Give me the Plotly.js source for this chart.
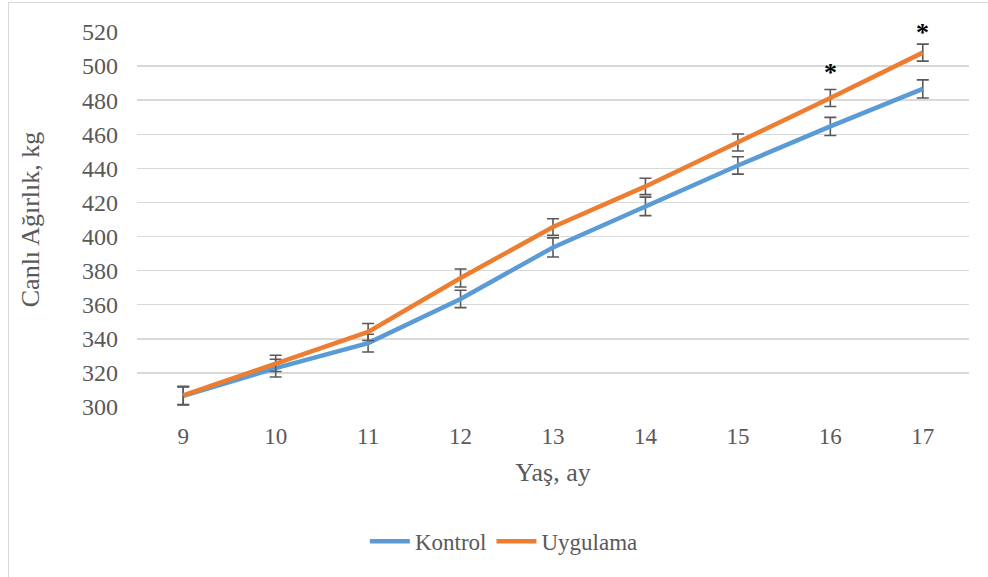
<!DOCTYPE html>
<html>
<head>
<meta charset="utf-8">
<script src="https://cdn.plot.ly/plotly-3.0.1.min.js"></script>
<style>
html,body{margin:0;padding:0;background:#fff;}
#wrap{position:relative;width:988px;height:577px;}
#chart{width:988px;height:577px;}
#frame{position:absolute;left:8px;top:2px;width:1200px;height:800px;border-left:1.5px solid #d9d9d9;border-top:1.5px solid #d9d9d9;pointer-events:none;}
</style>
</head>
<body>
<div id="wrap"><div id="chart"></div><div id="frame"></div></div>
<script>
const months = [9, 10, 11, 12, 13, 14, 15, 16, 17];
const kontrol = [306.5, 322.8, 337.5, 363.4, 393.6, 417.7, 441.7, 464.6, 486.6];
const kontrolErr = [5.3, 5.2, 5.2, 5.1, 5.6, 5.4, 5.1, 5.3, 5.3];
const uygulama = [306.8, 325.6, 344.0, 375.7, 405.6, 429.4, 455.2, 481.3, 507.9];
const uygulamaErr = [5.3, 4.8, 5.0, 5.3, 4.8, 4.8, 5.0, 5.0, 5.0];
const starMonths = [16, 17];
const starY = [496, 519.5];

const serif = 'Liberation Serif, Times New Roman, serif';
const errStyle = {type: 'data', visible: true, color: '#595959', thickness: 1.6, width: 6};

const traces = [
  {x: months, y: kontrol, name: 'Kontrol', type: 'scatter', mode: 'lines',
   line: {color: '#5b9bd5', width: 4.5},
   error_y: Object.assign({array: kontrolErr}, errStyle)},
  {x: months, y: uygulama, name: 'Uygulama', type: 'scatter', mode: 'lines',
   line: {color: '#ed7d31', width: 4.5},
   error_y: Object.assign({array: uygulamaErr}, errStyle)}
];

const annotations = starMonths.map((m, i) => ({
  x: m, y: starY[i], xref: 'x', yref: 'y', text: '<b>*</b>', showarrow: false,
  font: {family: serif, size: 26, color: '#000'},
  yanchor: 'middle'
}));

const layout = {
  width: 988, height: 577,
  margin: {l: 137, r: 19, t: 32, b: 170},
  paper_bgcolor: '#fff', plot_bgcolor: '#fff',
  font: {family: serif, color: '#595959'},
  showlegend: true,
  legend: {orientation: 'h', xref: 'container', yref: 'container',
           x: 0.51, xanchor: 'center', y: 0.062, yanchor: 'middle',
           font: {family: serif, size: 23, color: '#595959'}, itemwidth: 40, traceorder: 'normal'},
  xaxis: {
    range: [8.5, 17.5], tickvals: months, ticktext: months.map(String),
    showgrid: false, zeroline: false, showline: false, ticks: '',
    tickfont: {family: serif, size: 23, color: '#595959'}, ticklabelstandoff: 13,
    title: {text: 'Yaş, ay', font: {family: serif, size: 26, color: '#595959'}, standoff: 14}
  },
  yaxis: {
    range: [300, 520], dtick: 20, tick0: 300,
    showgrid: true, gridcolor: '#d9d9d9', gridwidth: 1.5,
    zeroline: false, showline: false, ticks: '',
    tickfont: {family: serif, size: 24, color: '#595959'}, ticklabelstandoff: 18,
    title: {text: 'Canlı Ağırlık, kg', font: {family: serif, size: 26, color: '#595959'}, standoff: 34}
  },
  annotations: annotations
};

Plotly.newPlot('chart', traces, layout, {displayModeBar: false, staticPlot: true});
</script>
</body>
</html>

****

- What you will do -
Exclude the pictures, and transcribe all of the material exactly.

- Response to the exercise -
Give me the Plotly.js source for this chart.
<!DOCTYPE html>
<html>
<head>
<meta charset="utf-8">
<script src="https://cdn.plot.ly/plotly-3.0.1.min.js"></script>
<style>
html,body{margin:0;padding:0;background:#fff;}
#wrap{position:relative;width:988px;height:577px;}
#chart{width:988px;height:577px;}
#frame{position:absolute;left:8px;top:2px;width:1200px;height:800px;border-left:1.5px solid #d9d9d9;border-top:1.5px solid #d9d9d9;pointer-events:none;}
</style>
</head>
<body>
<div id="wrap"><div id="chart"></div><div id="frame"></div></div>
<script>
const months = [9, 10, 11, 12, 13, 14, 15, 16, 17];
const kontrol = [306.5, 322.8, 337.5, 363.4, 393.6, 417.7, 441.7, 464.6, 486.6];
const kontrolErr = [5.3, 5.2, 5.2, 5.1, 5.6, 5.4, 5.1, 5.3, 5.3];
const uygulama = [306.8, 325.6, 344.0, 375.7, 405.6, 429.4, 455.2, 481.3, 507.9];
const uygulamaErr = [5.3, 4.8, 5.0, 5.3, 4.8, 4.8, 5.0, 5.0, 5.0];
const starMonths = [16, 17];
const starY = [496, 519.5];

const serif = 'Liberation Serif, Times New Roman, serif';
const errStyle = {type: 'data', visible: true, color: '#595959', thickness: 1.6, width: 6};

const traces = [
  {x: months, y: kontrol, name: 'Kontrol', type: 'scatter', mode: 'lines',
   line: {color: '#5b9bd5', width: 4.5},
   error_y: Object.assign({array: kontrolErr}, errStyle)},
  {x: months, y: uygulama, name: 'Uygulama', type: 'scatter', mode: 'lines',
   line: {color: '#ed7d31', width: 4.5},
   error_y: Object.assign({array: uygulamaErr}, errStyle)}
];

const annotations = starMonths.map((m, i) => ({
  x: m, y: starY[i], xref: 'x', yref: 'y', text: '<b>*</b>', showarrow: false,
  font: {family: serif, size: 26, color: '#000'},
  yanchor: 'middle'
}));

const layout = {
  width: 988, height: 577,
  margin: {l: 137, r: 19, t: 32, b: 170},
  paper_bgcolor: '#fff', plot_bgcolor: '#fff',
  font: {family: serif, color: '#595959'},
  showlegend: true,
  legend: {orientation: 'h', xref: 'container', yref: 'container',
           x: 0.51, xanchor: 'center', y: 0.062, yanchor: 'middle',
           font: {family: serif, size: 23, color: '#595959'}, itemwidth: 40, traceorder: 'normal'},
  xaxis: {
    range: [8.5, 17.5], tickvals: months, ticktext: months.map(String),
    showgrid: false, zeroline: false, showline: false, ticks: '',
    tickfont: {family: serif, size: 23, color: '#595959'}, ticklabelstandoff: 13,
    title: {text: 'Yaş, ay', font: {family: serif, size: 26, color: '#595959'}, standoff: 14}
  },
  yaxis: {
    range: [300, 520], dtick: 20, tick0: 300,
    showgrid: true, gridcolor: '#d9d9d9', gridwidth: 1.5,
    zeroline: false, showline: false, ticks: '',
    tickfont: {family: serif, size: 24, color: '#595959'}, ticklabelstandoff: 18,
    title: {text: 'Canlı Ağırlık, kg', font: {family: serif, size: 26, color: '#595959'}, standoff: 34}
  },
  annotations: annotations
};

Plotly.newPlot('chart', traces, layout, {displayModeBar: false, staticPlot: true});
</script>
</body>
</html>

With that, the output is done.